* **Information provided**:
────────────────

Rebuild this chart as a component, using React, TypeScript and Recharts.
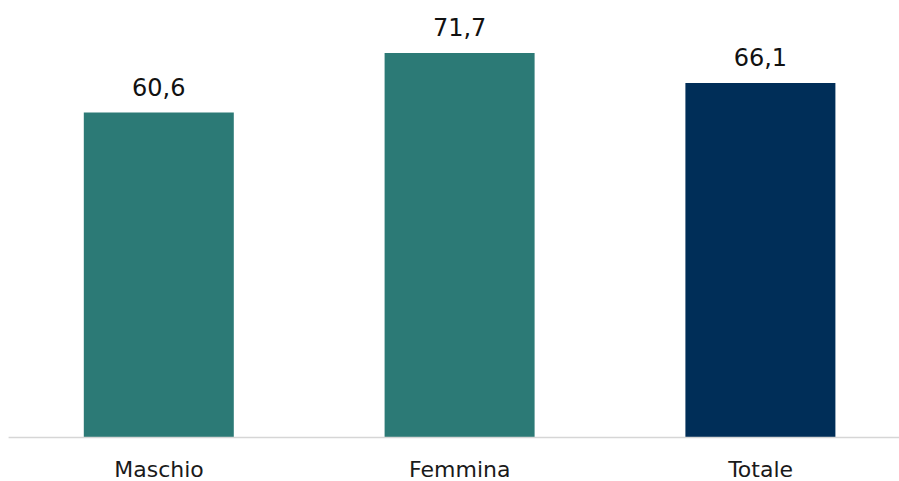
import { BarChart, Bar, XAxis, YAxis, Cell, LabelList } from "recharts";

const categories = ["Maschio", "Femmina", "Totale"];
const values = [60.6, 71.7, 66.1];
const barColors = ["#2C7A76", "#2C7A76", "#002E58"];

const data = categories.map((name, i) => ({ name, value: values[i] }));

export default function App() {
  return (
    <div style={{ width: 899, height: 481, overflow: "hidden", position: "absolute", left: 0, top: 0, background: "#fff" }}>
      <BarChart
        width={911}
        height={481}
        data={data}
        margin={{ top: 8.5, right: 0, bottom: 0, left: 8.6 }}
        barCategoryGap="25%"
      >
        <XAxis
          dataKey="name"
          height={43.5}
          axisLine={{ stroke: "#d6d6d6", strokeWidth: 1.5 }}
          tickLine={false}
          tickSize={0}
          tickMargin={24}
          tick={{ fill: "#1a1a1a", fontSize: 22, fontFamily: "DejaVu Sans" }}
        />
        <YAxis hide domain={[0, 80]} />
        <Bar dataKey="value" isAnimationActive={false}>
          {data.map((d, i) => (
            <Cell key={d.name} fill={barColors[i]} />
          ))}
          <LabelList
            dataKey="value"
            position="top"
            offset={17}
            fill="#111"
            fontSize={24}
            fontFamily="DejaVu Sans"
            formatter={(v: any) => String(v).replace(".", ",")}
          />
        </Bar>
      </BarChart>
    </div>
  );
}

────────────────

* **What is expected**: Write out every line above exactly as it is, leaving out the pictures.

* **Finished exercise**:
Rebuild this chart as a component, using React, TypeScript and Recharts.
import { BarChart, Bar, XAxis, YAxis, Cell, LabelList } from "recharts";

const categories = ["Maschio", "Femmina", "Totale"];
const values = [60.6, 71.7, 66.1];
const barColors = ["#2C7A76", "#2C7A76", "#002E58"];

const data = categories.map((name, i) => ({ name, value: values[i] }));

export default function App() {
  return (
    <div style={{ width: 899, height: 481, overflow: "hidden", position: "absolute", left: 0, top: 0, background: "#fff" }}>
      <BarChart
        width={911}
        height={481}
        data={data}
        margin={{ top: 8.5, right: 0, bottom: 0, left: 8.6 }}
        barCategoryGap="25%"
      >
        <XAxis
          dataKey="name"
          height={43.5}
          axisLine={{ stroke: "#d6d6d6", strokeWidth: 1.5 }}
          tickLine={false}
          tickSize={0}
          tickMargin={24}
          tick={{ fill: "#1a1a1a", fontSize: 22, fontFamily: "DejaVu Sans" }}
        />
        <YAxis hide domain={[0, 80]} />
        <Bar dataKey="value" isAnimationActive={false}>
          {data.map((d, i) => (
            <Cell key={d.name} fill={barColors[i]} />
          ))}
          <LabelList
            dataKey="value"
            position="top"
            offset={17}
            fill="#111"
            fontSize={24}
            fontFamily="DejaVu Sans"
            formatter={(v: any) => String(v).replace(".", ",")}
          />
        </Bar>
      </BarChart>
    </div>
  );
}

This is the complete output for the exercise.